## AIM
Starting at the first line of the listing below, repeat each line exactly until the line containing "import plotly.graph_objects as go", which you include. Leave out pictures.

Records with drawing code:
+---+

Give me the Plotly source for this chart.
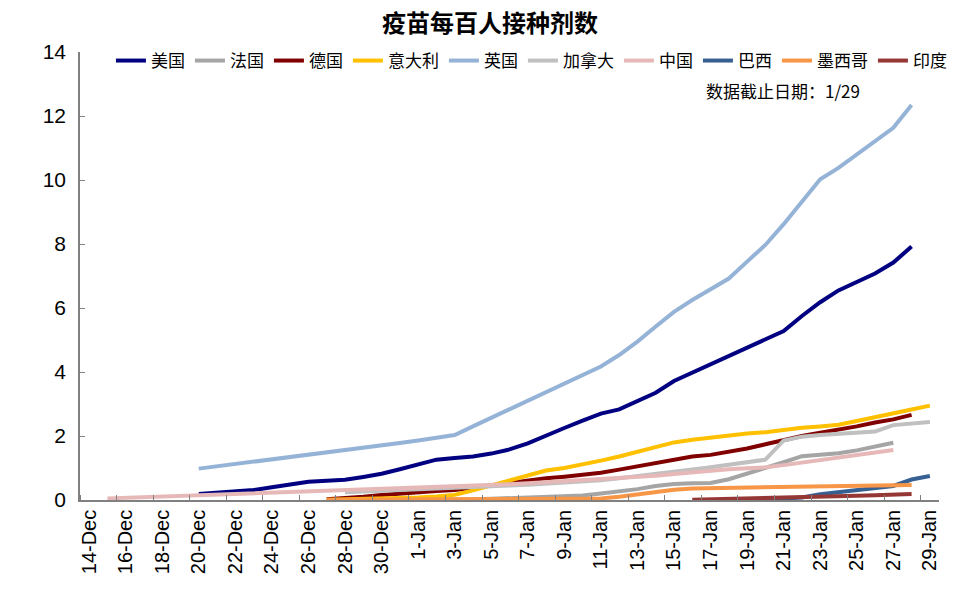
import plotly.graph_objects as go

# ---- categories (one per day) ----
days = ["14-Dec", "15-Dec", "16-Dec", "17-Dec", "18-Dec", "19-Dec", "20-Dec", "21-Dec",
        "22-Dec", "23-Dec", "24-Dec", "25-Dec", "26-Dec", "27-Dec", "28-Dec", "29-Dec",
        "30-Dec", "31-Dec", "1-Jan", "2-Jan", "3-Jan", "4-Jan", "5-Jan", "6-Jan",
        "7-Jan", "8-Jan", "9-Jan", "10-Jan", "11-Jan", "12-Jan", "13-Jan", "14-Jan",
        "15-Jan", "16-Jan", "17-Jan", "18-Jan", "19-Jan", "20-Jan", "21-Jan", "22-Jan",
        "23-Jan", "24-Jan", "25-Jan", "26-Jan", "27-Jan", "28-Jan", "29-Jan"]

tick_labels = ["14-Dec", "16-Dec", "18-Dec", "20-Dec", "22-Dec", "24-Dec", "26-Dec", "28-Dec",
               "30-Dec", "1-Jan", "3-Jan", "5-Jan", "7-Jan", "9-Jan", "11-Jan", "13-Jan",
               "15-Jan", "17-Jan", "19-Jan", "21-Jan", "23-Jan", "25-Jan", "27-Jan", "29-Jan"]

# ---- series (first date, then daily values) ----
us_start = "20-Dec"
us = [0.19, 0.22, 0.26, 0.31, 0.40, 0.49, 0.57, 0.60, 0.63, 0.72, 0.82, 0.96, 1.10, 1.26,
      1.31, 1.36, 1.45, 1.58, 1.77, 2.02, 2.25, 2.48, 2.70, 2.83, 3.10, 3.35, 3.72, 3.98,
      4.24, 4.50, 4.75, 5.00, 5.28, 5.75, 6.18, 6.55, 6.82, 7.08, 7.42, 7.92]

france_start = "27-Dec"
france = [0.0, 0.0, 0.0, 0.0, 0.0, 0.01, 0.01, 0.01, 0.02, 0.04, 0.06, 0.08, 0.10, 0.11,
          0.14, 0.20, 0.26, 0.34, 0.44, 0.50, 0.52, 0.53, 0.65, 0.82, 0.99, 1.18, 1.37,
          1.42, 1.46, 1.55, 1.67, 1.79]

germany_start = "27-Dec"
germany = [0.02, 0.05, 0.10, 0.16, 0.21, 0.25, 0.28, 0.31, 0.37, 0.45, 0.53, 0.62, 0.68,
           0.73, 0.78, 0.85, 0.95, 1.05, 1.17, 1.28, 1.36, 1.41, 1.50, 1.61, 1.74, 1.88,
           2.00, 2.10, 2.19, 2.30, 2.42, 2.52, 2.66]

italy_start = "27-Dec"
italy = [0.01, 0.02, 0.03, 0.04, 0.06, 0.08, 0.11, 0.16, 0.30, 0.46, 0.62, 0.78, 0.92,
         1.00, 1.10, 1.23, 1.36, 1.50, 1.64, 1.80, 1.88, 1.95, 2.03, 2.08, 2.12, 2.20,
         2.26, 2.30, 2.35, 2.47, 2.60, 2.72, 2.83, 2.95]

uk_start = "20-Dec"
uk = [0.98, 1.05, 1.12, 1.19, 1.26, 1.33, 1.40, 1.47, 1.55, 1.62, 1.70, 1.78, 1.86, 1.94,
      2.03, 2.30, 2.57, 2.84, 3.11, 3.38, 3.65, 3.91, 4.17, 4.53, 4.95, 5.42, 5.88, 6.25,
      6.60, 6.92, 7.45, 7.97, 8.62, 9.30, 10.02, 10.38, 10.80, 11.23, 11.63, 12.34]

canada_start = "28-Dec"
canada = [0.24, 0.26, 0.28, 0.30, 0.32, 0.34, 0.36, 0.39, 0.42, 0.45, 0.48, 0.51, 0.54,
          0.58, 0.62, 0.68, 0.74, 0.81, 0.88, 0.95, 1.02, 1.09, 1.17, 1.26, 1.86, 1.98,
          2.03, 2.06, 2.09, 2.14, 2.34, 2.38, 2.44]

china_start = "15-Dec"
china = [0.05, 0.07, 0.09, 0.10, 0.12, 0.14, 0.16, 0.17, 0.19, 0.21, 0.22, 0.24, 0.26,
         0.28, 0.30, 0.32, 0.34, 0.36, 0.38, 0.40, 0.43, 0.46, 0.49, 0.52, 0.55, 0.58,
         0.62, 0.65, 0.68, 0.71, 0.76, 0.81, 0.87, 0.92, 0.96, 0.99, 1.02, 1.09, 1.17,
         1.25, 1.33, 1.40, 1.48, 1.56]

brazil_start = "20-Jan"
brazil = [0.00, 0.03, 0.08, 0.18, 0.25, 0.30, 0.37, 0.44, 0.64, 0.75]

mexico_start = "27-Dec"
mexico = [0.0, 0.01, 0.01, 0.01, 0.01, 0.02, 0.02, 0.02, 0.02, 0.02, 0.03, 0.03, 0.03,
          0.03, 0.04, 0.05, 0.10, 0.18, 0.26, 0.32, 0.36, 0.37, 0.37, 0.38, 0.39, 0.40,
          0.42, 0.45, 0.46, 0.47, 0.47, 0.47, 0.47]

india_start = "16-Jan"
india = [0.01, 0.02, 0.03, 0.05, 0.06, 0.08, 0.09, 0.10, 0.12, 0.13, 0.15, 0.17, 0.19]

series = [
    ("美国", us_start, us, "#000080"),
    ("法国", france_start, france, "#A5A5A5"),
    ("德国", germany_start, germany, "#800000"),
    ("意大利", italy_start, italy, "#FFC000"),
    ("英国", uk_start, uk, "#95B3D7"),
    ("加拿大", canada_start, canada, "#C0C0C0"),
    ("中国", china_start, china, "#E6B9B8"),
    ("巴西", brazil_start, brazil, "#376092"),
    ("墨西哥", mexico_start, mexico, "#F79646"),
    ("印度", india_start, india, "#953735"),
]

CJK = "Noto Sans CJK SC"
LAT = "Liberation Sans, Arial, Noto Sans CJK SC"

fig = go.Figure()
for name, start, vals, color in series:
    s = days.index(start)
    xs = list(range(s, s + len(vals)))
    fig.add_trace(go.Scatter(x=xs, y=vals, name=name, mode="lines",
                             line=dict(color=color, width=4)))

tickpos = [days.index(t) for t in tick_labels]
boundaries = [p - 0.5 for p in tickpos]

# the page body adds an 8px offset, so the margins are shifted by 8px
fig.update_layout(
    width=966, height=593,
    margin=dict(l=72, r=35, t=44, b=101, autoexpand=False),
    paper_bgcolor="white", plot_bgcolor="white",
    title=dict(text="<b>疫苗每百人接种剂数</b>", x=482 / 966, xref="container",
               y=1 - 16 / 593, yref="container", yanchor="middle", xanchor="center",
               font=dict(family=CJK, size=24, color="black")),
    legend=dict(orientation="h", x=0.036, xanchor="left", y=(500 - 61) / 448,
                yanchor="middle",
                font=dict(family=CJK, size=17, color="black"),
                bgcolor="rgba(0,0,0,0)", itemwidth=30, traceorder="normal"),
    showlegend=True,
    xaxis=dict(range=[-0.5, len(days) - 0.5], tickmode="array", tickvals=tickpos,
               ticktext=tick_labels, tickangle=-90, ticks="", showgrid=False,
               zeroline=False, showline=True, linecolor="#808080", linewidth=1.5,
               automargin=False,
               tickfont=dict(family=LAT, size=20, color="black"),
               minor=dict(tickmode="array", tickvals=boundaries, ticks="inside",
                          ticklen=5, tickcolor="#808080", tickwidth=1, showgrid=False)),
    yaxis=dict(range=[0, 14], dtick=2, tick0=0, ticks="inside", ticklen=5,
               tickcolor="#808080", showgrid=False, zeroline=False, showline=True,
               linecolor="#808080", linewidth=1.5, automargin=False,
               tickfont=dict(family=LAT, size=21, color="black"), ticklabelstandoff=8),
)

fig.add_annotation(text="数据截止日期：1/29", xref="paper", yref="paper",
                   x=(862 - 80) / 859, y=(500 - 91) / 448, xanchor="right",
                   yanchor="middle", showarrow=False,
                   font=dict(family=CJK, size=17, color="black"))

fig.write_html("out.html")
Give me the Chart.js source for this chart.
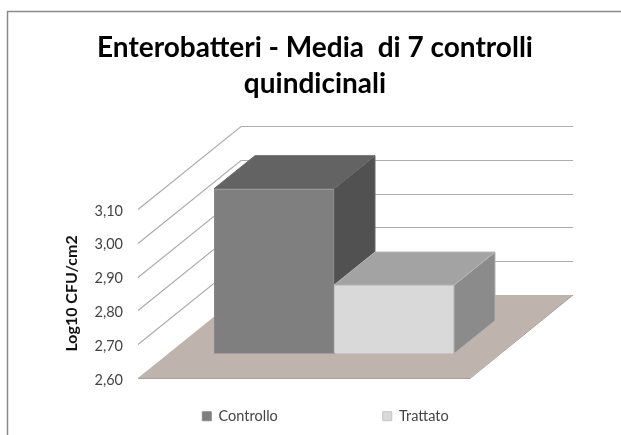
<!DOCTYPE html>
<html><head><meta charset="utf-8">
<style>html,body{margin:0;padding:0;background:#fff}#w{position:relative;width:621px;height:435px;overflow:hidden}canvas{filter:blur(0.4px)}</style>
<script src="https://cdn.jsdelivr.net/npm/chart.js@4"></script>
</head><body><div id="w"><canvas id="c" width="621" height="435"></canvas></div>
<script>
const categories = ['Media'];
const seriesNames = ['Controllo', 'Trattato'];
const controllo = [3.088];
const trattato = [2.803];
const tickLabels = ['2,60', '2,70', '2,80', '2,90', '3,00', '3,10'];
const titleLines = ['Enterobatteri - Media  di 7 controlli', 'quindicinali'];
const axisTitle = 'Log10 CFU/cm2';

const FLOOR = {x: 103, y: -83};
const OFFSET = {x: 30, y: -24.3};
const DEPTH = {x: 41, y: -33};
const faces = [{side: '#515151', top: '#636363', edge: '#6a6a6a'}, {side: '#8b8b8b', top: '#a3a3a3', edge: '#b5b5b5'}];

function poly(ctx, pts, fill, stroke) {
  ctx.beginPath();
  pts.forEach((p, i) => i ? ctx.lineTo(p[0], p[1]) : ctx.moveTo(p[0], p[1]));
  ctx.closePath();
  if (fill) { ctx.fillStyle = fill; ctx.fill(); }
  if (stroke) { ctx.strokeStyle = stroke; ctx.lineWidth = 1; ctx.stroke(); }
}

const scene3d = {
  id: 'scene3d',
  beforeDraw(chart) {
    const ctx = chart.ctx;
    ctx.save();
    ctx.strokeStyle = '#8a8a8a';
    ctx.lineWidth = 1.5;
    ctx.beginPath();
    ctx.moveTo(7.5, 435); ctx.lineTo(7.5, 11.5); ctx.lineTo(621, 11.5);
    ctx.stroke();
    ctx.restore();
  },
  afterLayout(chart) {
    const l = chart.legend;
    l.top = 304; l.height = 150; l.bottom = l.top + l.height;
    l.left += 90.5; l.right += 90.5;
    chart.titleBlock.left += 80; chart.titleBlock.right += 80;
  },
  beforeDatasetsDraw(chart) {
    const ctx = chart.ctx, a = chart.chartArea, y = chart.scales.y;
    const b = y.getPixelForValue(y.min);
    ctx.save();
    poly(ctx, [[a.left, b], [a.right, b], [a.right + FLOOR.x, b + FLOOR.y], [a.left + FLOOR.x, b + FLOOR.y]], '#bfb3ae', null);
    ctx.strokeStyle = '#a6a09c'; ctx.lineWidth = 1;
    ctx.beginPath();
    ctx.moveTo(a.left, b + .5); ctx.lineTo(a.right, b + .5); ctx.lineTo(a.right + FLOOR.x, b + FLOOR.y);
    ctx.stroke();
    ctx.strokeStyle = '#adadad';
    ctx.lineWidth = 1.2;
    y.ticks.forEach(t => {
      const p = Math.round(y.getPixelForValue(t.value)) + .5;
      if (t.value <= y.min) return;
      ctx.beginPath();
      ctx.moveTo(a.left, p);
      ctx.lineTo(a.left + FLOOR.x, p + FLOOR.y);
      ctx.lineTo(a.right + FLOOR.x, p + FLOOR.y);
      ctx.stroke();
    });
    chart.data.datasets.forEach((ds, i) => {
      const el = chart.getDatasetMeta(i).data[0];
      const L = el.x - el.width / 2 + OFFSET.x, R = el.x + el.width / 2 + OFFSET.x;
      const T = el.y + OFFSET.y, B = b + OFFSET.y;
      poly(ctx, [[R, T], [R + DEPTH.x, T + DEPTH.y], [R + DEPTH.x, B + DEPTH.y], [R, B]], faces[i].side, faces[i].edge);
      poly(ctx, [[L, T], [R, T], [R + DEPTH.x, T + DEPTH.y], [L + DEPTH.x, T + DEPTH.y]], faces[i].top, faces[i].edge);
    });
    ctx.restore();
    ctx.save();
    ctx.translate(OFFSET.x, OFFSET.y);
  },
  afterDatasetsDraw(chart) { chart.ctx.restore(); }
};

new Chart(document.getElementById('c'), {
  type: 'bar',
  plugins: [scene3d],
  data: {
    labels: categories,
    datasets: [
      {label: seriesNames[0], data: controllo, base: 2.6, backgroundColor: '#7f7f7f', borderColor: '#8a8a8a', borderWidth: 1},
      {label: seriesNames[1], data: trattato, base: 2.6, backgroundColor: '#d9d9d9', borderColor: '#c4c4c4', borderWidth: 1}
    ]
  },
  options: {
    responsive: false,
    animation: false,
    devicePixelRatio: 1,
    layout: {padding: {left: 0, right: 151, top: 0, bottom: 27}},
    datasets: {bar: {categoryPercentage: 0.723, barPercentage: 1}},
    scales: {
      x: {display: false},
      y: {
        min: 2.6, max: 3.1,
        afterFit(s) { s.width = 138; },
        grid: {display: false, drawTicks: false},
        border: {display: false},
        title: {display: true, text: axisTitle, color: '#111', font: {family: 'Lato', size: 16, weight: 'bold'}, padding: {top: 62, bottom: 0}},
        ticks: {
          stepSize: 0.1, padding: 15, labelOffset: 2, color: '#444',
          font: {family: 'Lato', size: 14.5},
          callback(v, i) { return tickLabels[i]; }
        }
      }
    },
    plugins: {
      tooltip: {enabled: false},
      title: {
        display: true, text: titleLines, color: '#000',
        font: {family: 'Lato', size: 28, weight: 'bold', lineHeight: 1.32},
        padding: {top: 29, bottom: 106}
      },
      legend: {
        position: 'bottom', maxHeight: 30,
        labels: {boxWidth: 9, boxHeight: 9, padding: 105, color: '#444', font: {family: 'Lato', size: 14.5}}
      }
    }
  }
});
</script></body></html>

+---+

## OUTPUT
Give me the Plotly source for this chart.
import plotly.graph_objects as go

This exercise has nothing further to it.